# [Information shown]
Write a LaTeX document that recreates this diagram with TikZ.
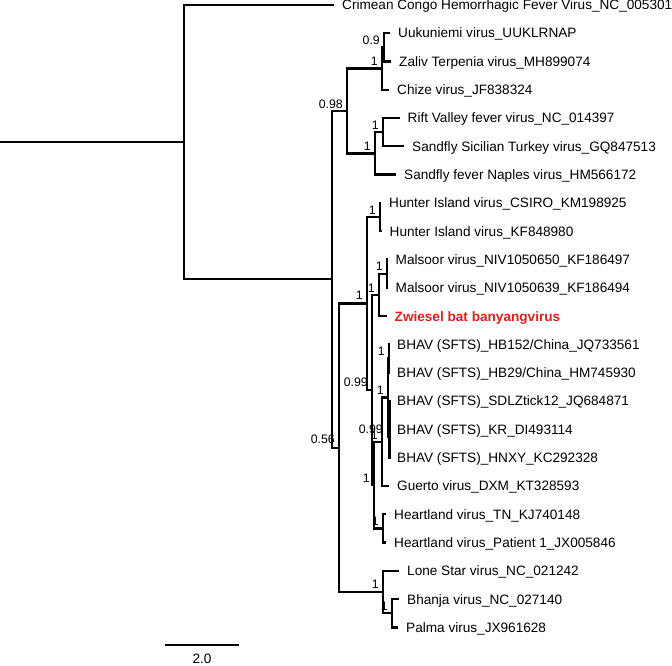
\documentclass[tikz,border=0pt]{standalone}
\usepackage{fontspec}
\setmainfont{Liberation Sans}
\definecolor{zred}{RGB}{228,30,30}
\begin{document}
\begin{tikzpicture}[x=1pt,y=-1pt,
  br/.style={line width=2.3pt, line join=miter, line cap=butt},
  leaf/.style={anchor=base west, inner sep=0pt, font=\fontsize{13.6}{16}\selectfont},
  sup/.style={anchor=south east, inner sep=0pt, font=\fontsize{12.3}{14}\selectfont},
  scalebar/.style={line width=1.3pt}]
\useasboundingbox (0,0) rectangle (672,666);
% leaf ends
\coordinate (l0) at (334,4.8);
\coordinate (l1) at (390,33.1);
\coordinate (l2) at (391,61.4);
\coordinate (l3) at (389,89.7);
\coordinate (l4) at (399.5,118.0);
\coordinate (l5) at (404,146.3);
\coordinate (l6) at (396,174.6);
\coordinate (l7) at (381,202.9);
\coordinate (l8) at (382,231.2);
\coordinate (l9) at (388,259.5);
\coordinate (l10) at (388,287.8);
\coordinate (l11) at (387,316.1);
\coordinate (l12) at (390,344.4);
\coordinate (l13) at (390,372.7);
\coordinate (l14) at (390.5,401.0);
\coordinate (l15) at (390.5,429.3);
\coordinate (l16) at (390.5,457.6);
\coordinate (l17) at (389,485.9);
\coordinate (l18) at (385.5,514.2);
\coordinate (l19) at (385.5,542.5);
\coordinate (l20) at (399,570.8);
\coordinate (l21) at (399,599.1);
\coordinate (l22) at (398,627.4);
% internal nodes
\coordinate (r0) at (0,142.07);
\coordinate (root) at (184,142.07);
\coordinate (n1) at (332,279.34);
\coordinate (n098) at (347,110.93);
\coordinate (uuku) at (382,68.48);
\coordinate (u09) at (384,47.25);
\coordinate (riftc) at (375,153.38);
\coordinate (rs) at (383,132.15);
\coordinate (n056) at (339,447.76);
\coordinate (band) at (367,303.5);
\coordinate (hunter) at (380,217.05);
\coordinate (n099) at (372,389.95);
\coordinate (mz) at (379,294.88);
\coordinate (mal) at (387,273.65);
\coordinate (a) at (374,485.02);
\coordinate (b) at (382,441.68);
\coordinate (c) at (388,397.46);
\coordinate (d) at (389,358.55);
\coordinate (e) at (389.5,436.38);
\coordinate (f) at (390,415.15);
\coordinate (heart) at (383,528.35);
\coordinate (ls) at (383,592.03);
\coordinate (bp) at (392,613.25);
% branches
\draw[br] (r0) -- (root);
\draw[br] (l0) -| (root) |- (n1);
\draw[br] (n098) -| (n1) |- (n056);
\draw[br] (uuku) -| (n098) |- (riftc);
\draw[br] (u09) -| (uuku) |- (l3);
\draw[br] (l1) -| (u09) |- (l2);
\draw[br] (rs) -| (riftc) |- (l6);
\draw[br] (l4) -| (rs) |- (l5);
\draw[br] (band) -| (n056) |- (ls);
\draw[br] (hunter) -| (band) |- (n099);
\draw[br] (l7) -| (hunter) |- (l8);
\draw[br] (mz) -| (n099) |- (a);
\draw[br] (mal) -| (mz) |- (l11);
\draw[br] (l9) -| (mal) |- (l10);
\draw[br] (b) -| (a) |- (heart);
\draw[br] (c) -| (b) |- (l17);
\draw[br] (d) -| (c) |- (e);
\draw[br] (l12) -| (d) |- (l13);
\draw[br] (f) -| (e) |- (l16);
\draw[br] (l14) -| (f) |- (l15);
\draw[br] (l18) -| (heart) |- (l19);
\draw[br] (l20) -| (ls) |- (bp);
\draw[br] (l21) -| (bp) |- (l22);
% taxa
\node[leaf] (t0) at (342,9.7) {Crimean Congo Hemorrhagic Fever Virus\_NC\_005301};
\node[leaf] (t1) at (398,38.0) {Uukuniemi virus\_UUKLRNAP};
\node[leaf] (t2) at (399,66.3) {Zaliv Terpenia virus\_MH899074};
\node[leaf] (t3) at (397,94.6) {Chize virus\_JF838324};
\node[leaf] (t4) at (407.5,122.9) {Rift Valley fever virus\_NC\_014397};
\node[leaf] (t5) at (412,151.2) {Sandfly Sicilian Turkey virus\_GQ847513};
\node[leaf] (t6) at (404,179.5) {Sandfly fever Naples virus\_HM566172};
\node[leaf] (t7) at (389,207.8) {Hunter Island virus\_CSIRO\_KM198925};
\node[leaf] (t8) at (389.5,236.1) {Hunter Island virus\_KF848980};
\node[leaf] (t9) at (395.5,264.4) {Malsoor virus\_NIV1050650\_KF186497};
\node[leaf] (t10) at (395.5,292.7) {Malsoor virus\_NIV1050639\_KF186494};
\node[leaf, text=zred, font=\fontsize{13.6}{16}\selectfont\bfseries] (t11) at (394.5,321.0) {Zwiesel bat banyangvirus};
\node[leaf] (t12) at (397,349.3) {BHAV (SFTS)\_HB152/China\_JQ733561};
\node[leaf] (t13) at (397,377.6) {BHAV (SFTS)\_HB29/China\_HM745930};
\node[leaf] (t14) at (397,405.9) {BHAV (SFTS)\_SDLZtick12\_JQ684871};
\node[leaf] (t15) at (397,434.2) {BHAV (SFTS)\_KR\_DI493114};
\node[leaf] (t16) at (397,462.5) {BHAV (SFTS)\_HNXY\_KC292328};
\node[leaf] (t17) at (397,490.8) {Guerto virus\_DXM\_KT328593};
\node[leaf] (t18) at (394,519.1) {Heartland virus\_TN\_KJ740148};
\node[leaf] (t19) at (394,547.4) {Heartland virus\_Patient 1\_JX005846};
\node[leaf] (t20) at (407,575.7) {Lone Star virus\_NC\_021242};
\node[leaf] (t21) at (407,604.0) {Bhanja virus\_NC\_027140};
\node[leaf] (t22) at (406,632.3) {Palma virus\_JX961628};
% support values
\node[sup] (s1) at (343,108.4) {0.98};
\node[sup] (s2) at (378,66) {1};
\node[sup] (s3) at (380,44.75) {0.9};
\node[sup] (s4) at (379,129.65) {1};
\node[sup] (s5) at (371,150.9) {1};
\node[sup] (s6) at (335,444) {0.56};
\node[sup] (s7) at (363,300) {1};
\node[sup] (s8) at (376,214.55) {1};
\node[sup] (s9) at (368,386.5) {0.99};
\node[sup] (s10) at (375,292.4) {1};
\node[sup] (s11) at (383,271.15) {1};
\node[sup] (s12) at (385,356) {1};
\node[sup] (s13) at (384,395) {1};
\node[sup] (s14) at (383,433.9) {0.99};
\node[sup] (s15) at (378,439.2) {1};
\node[sup] (s16) at (370,482.5) {1};
\node[sup] (s17) at (379,525.85) {1};
\node[sup] (s18) at (379,588.5) {1};
\node[sup] (s19) at (388,610.75) {1};
% scale bar
\coordinate (sb1) at (165,645);
\coordinate (sb2) at (239,645);
\draw[scalebar] (sb1) -- (sb2);
\node[anchor=base, inner sep=0pt, font=\fontsize{13.6}{16}\selectfont] (sbl) at (202,663.5) {2.0};
\end{tikzpicture}
\end{document}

# [Goal of the exercise]
Repeat the listing in full and exactly. Leave any pictures out.

# [Answer to the task]
Write a LaTeX document that recreates this diagram with TikZ.
\documentclass[tikz,border=0pt]{standalone}
\usepackage{fontspec}
\setmainfont{Liberation Sans}
\definecolor{zred}{RGB}{228,30,30}
\begin{document}
\begin{tikzpicture}[x=1pt,y=-1pt,
  br/.style={line width=2.3pt, line join=miter, line cap=butt},
  leaf/.style={anchor=base west, inner sep=0pt, font=\fontsize{13.6}{16}\selectfont},
  sup/.style={anchor=south east, inner sep=0pt, font=\fontsize{12.3}{14}\selectfont},
  scalebar/.style={line width=1.3pt}]
\useasboundingbox (0,0) rectangle (672,666);
% leaf ends
\coordinate (l0) at (334,4.8);
\coordinate (l1) at (390,33.1);
\coordinate (l2) at (391,61.4);
\coordinate (l3) at (389,89.7);
\coordinate (l4) at (399.5,118.0);
\coordinate (l5) at (404,146.3);
\coordinate (l6) at (396,174.6);
\coordinate (l7) at (381,202.9);
\coordinate (l8) at (382,231.2);
\coordinate (l9) at (388,259.5);
\coordinate (l10) at (388,287.8);
\coordinate (l11) at (387,316.1);
\coordinate (l12) at (390,344.4);
\coordinate (l13) at (390,372.7);
\coordinate (l14) at (390.5,401.0);
\coordinate (l15) at (390.5,429.3);
\coordinate (l16) at (390.5,457.6);
\coordinate (l17) at (389,485.9);
\coordinate (l18) at (385.5,514.2);
\coordinate (l19) at (385.5,542.5);
\coordinate (l20) at (399,570.8);
\coordinate (l21) at (399,599.1);
\coordinate (l22) at (398,627.4);
% internal nodes
\coordinate (r0) at (0,142.07);
\coordinate (root) at (184,142.07);
\coordinate (n1) at (332,279.34);
\coordinate (n098) at (347,110.93);
\coordinate (uuku) at (382,68.48);
\coordinate (u09) at (384,47.25);
\coordinate (riftc) at (375,153.38);
\coordinate (rs) at (383,132.15);
\coordinate (n056) at (339,447.76);
\coordinate (band) at (367,303.5);
\coordinate (hunter) at (380,217.05);
\coordinate (n099) at (372,389.95);
\coordinate (mz) at (379,294.88);
\coordinate (mal) at (387,273.65);
\coordinate (a) at (374,485.02);
\coordinate (b) at (382,441.68);
\coordinate (c) at (388,397.46);
\coordinate (d) at (389,358.55);
\coordinate (e) at (389.5,436.38);
\coordinate (f) at (390,415.15);
\coordinate (heart) at (383,528.35);
\coordinate (ls) at (383,592.03);
\coordinate (bp) at (392,613.25);
% branches
\draw[br] (r0) -- (root);
\draw[br] (l0) -| (root) |- (n1);
\draw[br] (n098) -| (n1) |- (n056);
\draw[br] (uuku) -| (n098) |- (riftc);
\draw[br] (u09) -| (uuku) |- (l3);
\draw[br] (l1) -| (u09) |- (l2);
\draw[br] (rs) -| (riftc) |- (l6);
\draw[br] (l4) -| (rs) |- (l5);
\draw[br] (band) -| (n056) |- (ls);
\draw[br] (hunter) -| (band) |- (n099);
\draw[br] (l7) -| (hunter) |- (l8);
\draw[br] (mz) -| (n099) |- (a);
\draw[br] (mal) -| (mz) |- (l11);
\draw[br] (l9) -| (mal) |- (l10);
\draw[br] (b) -| (a) |- (heart);
\draw[br] (c) -| (b) |- (l17);
\draw[br] (d) -| (c) |- (e);
\draw[br] (l12) -| (d) |- (l13);
\draw[br] (f) -| (e) |- (l16);
\draw[br] (l14) -| (f) |- (l15);
\draw[br] (l18) -| (heart) |- (l19);
\draw[br] (l20) -| (ls) |- (bp);
\draw[br] (l21) -| (bp) |- (l22);
% taxa
\node[leaf] (t0) at (342,9.7) {Crimean Congo Hemorrhagic Fever Virus\_NC\_005301};
\node[leaf] (t1) at (398,38.0) {Uukuniemi virus\_UUKLRNAP};
\node[leaf] (t2) at (399,66.3) {Zaliv Terpenia virus\_MH899074};
\node[leaf] (t3) at (397,94.6) {Chize virus\_JF838324};
\node[leaf] (t4) at (407.5,122.9) {Rift Valley fever virus\_NC\_014397};
\node[leaf] (t5) at (412,151.2) {Sandfly Sicilian Turkey virus\_GQ847513};
\node[leaf] (t6) at (404,179.5) {Sandfly fever Naples virus\_HM566172};
\node[leaf] (t7) at (389,207.8) {Hunter Island virus\_CSIRO\_KM198925};
\node[leaf] (t8) at (389.5,236.1) {Hunter Island virus\_KF848980};
\node[leaf] (t9) at (395.5,264.4) {Malsoor virus\_NIV1050650\_KF186497};
\node[leaf] (t10) at (395.5,292.7) {Malsoor virus\_NIV1050639\_KF186494};
\node[leaf, text=zred, font=\fontsize{13.6}{16}\selectfont\bfseries] (t11) at (394.5,321.0) {Zwiesel bat banyangvirus};
\node[leaf] (t12) at (397,349.3) {BHAV (SFTS)\_HB152/China\_JQ733561};
\node[leaf] (t13) at (397,377.6) {BHAV (SFTS)\_HB29/China\_HM745930};
\node[leaf] (t14) at (397,405.9) {BHAV (SFTS)\_SDLZtick12\_JQ684871};
\node[leaf] (t15) at (397,434.2) {BHAV (SFTS)\_KR\_DI493114};
\node[leaf] (t16) at (397,462.5) {BHAV (SFTS)\_HNXY\_KC292328};
\node[leaf] (t17) at (397,490.8) {Guerto virus\_DXM\_KT328593};
\node[leaf] (t18) at (394,519.1) {Heartland virus\_TN\_KJ740148};
\node[leaf] (t19) at (394,547.4) {Heartland virus\_Patient 1\_JX005846};
\node[leaf] (t20) at (407,575.7) {Lone Star virus\_NC\_021242};
\node[leaf] (t21) at (407,604.0) {Bhanja virus\_NC\_027140};
\node[leaf] (t22) at (406,632.3) {Palma virus\_JX961628};
% support values
\node[sup] (s1) at (343,108.4) {0.98};
\node[sup] (s2) at (378,66) {1};
\node[sup] (s3) at (380,44.75) {0.9};
\node[sup] (s4) at (379,129.65) {1};
\node[sup] (s5) at (371,150.9) {1};
\node[sup] (s6) at (335,444) {0.56};
\node[sup] (s7) at (363,300) {1};
\node[sup] (s8) at (376,214.55) {1};
\node[sup] (s9) at (368,386.5) {0.99};
\node[sup] (s10) at (375,292.4) {1};
\node[sup] (s11) at (383,271.15) {1};
\node[sup] (s12) at (385,356) {1};
\node[sup] (s13) at (384,395) {1};
\node[sup] (s14) at (383,433.9) {0.99};
\node[sup] (s15) at (378,439.2) {1};
\node[sup] (s16) at (370,482.5) {1};
\node[sup] (s17) at (379,525.85) {1};
\node[sup] (s18) at (379,588.5) {1};
\node[sup] (s19) at (388,610.75) {1};
% scale bar
\coordinate (sb1) at (165,645);
\coordinate (sb2) at (239,645);
\draw[scalebar] (sb1) -- (sb2);
\node[anchor=base, inner sep=0pt, font=\fontsize{13.6}{16}\selectfont] (sbl) at (202,663.5) {2.0};
\end{tikzpicture}
\end{document}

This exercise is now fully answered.